Once into the growing season, Voerzio performs a green harvest in July, dropping some 50% of early fruit, leaving around five grape clusters per plant. In August, the grape clusters are trimmed, cutting the “tail” and leaving a bunch that resembles a tight fist. Voerzio believes this remaining portion represents Nebbiolo’s most concentrated, aromatic and richly flavored berries.
On average, each plant is limited to one pound of fruit. This labor-intensive, controlled process enables Voerzio each year to harvest grapes of the utmost ripeness and health. (This method isn’t limited to Voerzio’s Barolo vineyards; his Barbera and Dolcetto get a similar treatment.)
Grapes are harvested by hand.

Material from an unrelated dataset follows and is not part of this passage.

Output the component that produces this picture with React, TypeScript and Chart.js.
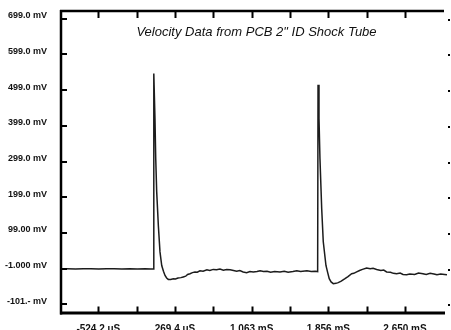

Fermentation on indigenous yeasts last from 10 to 30 days in temperature-controlled, stainless steel tanks. Malolactic conversion happens also in tank. The estate’s Dolcetto is aged in tank; the Barbera and Barolo cru wines are aged in a combination of French oak barrels, tonneaux and “botti.” Wines are bottled unfined and unfiltered, with little added sulfur.
Voerzio maintains that his wines require at least five to six years in bottle before they should be opened and enjoyed. Given the wines’ core of ripe fruit and impeccable balance, they can and do age for decades when cellared properly. Many of Voerzio’s Barolo cru wines are bottled exclusively in magnum for this purpose.
There have also been many vintages when Voerzio has chosen to not release wines from certain vineyards, when the quality does not meet his exacting standards.